A few days ago, Appreciation and Creation of Traditional Chinese Landscape Paintings & Moodle Platform, a China National Arts Fund communication, exchange, and promotion project applied for by the Open University of China (OUC) in 2017, was successfully checked and accepted.
The project was the first approved National Arts Fund project applied for by the OUC in August 2017. After the approval of the project, an implementation team headed by Professor Tang Yingshan and consisting of relevant experts from the OUC headquarters and branches, and other external groups OUC was organised in the Faculty of Humanities.
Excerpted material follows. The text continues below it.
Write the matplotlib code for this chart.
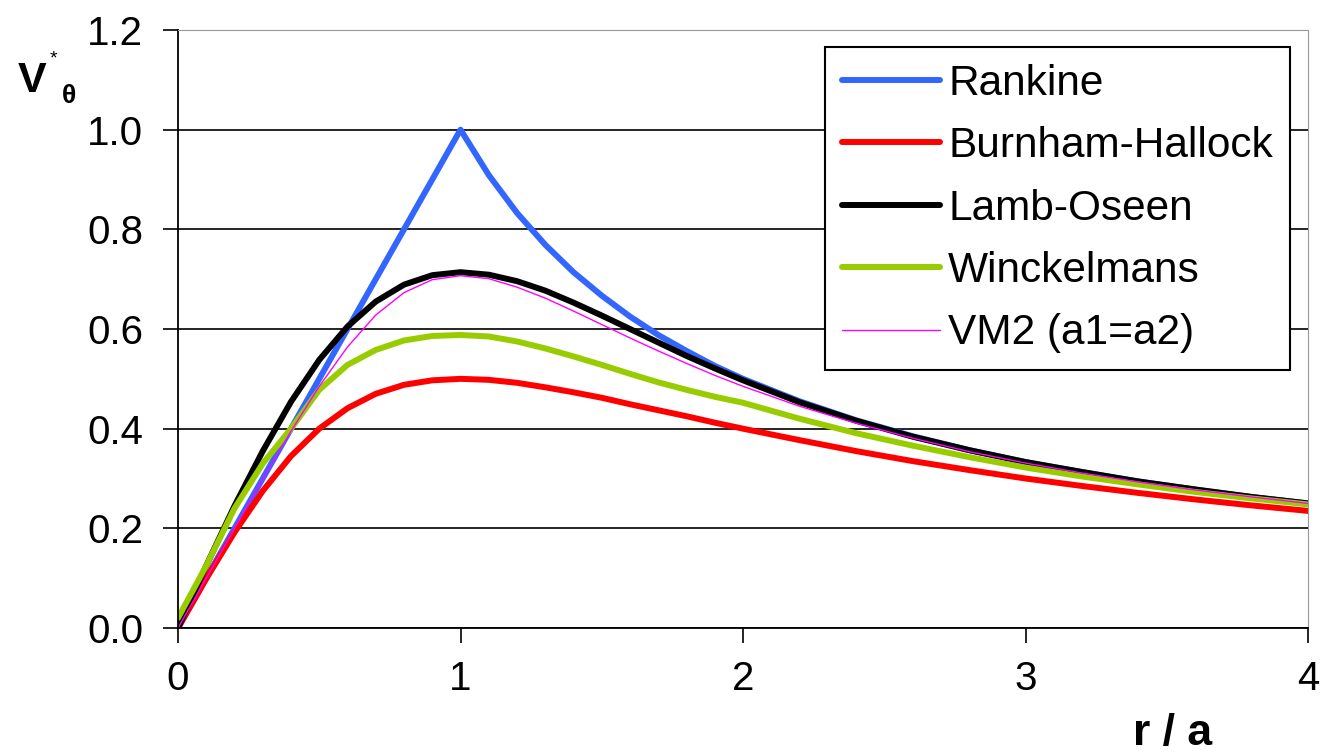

In order to promote the Traditional Chinese Landscape Painting course, the project developed an online art learning platform based on Moodle (PC) and apps (mobile) that is dedicated to the online dissemination and promotion of Chinese traditional culture.
Following a process including investigation, construction of the learning platform, operation, and online learning, the project was completed in July 2018. 1,286 learners from all over China participated in online learning at the eight study centres of Beijing, Harbin, Xi'an, Hangzhou, Ningbo, Chengdu, Hohhot, and Fuzhou, of which 660 received certificates of completion. From August to September 2018, the project team gave seven-day offline face-to-face tutorials in the three cities of Hangzhou, Cixi, and Harbin. A teaching model combining strong online learning support and offline tutorials has helped students to achieve remarkable learning results. Over the course of the implementation of the project, an exhibition was held to show the learning achievements of outstanding students and A Collection of Outstanding Works from the Online Course of Traditional Chinese Landscape Painting was published.
Below are some of the students’ outstanding works:
Autumn Picture of People in the Yuan Dynasty by Han Yi
Poetic Picture of People in the Tang Dynasty by He Hongfang
During the course of implementation, two relevant papers were published and eight keynote speeches were made at conferences in China and abroad. Eighty-five percent of the project participants studied using mobile terminals.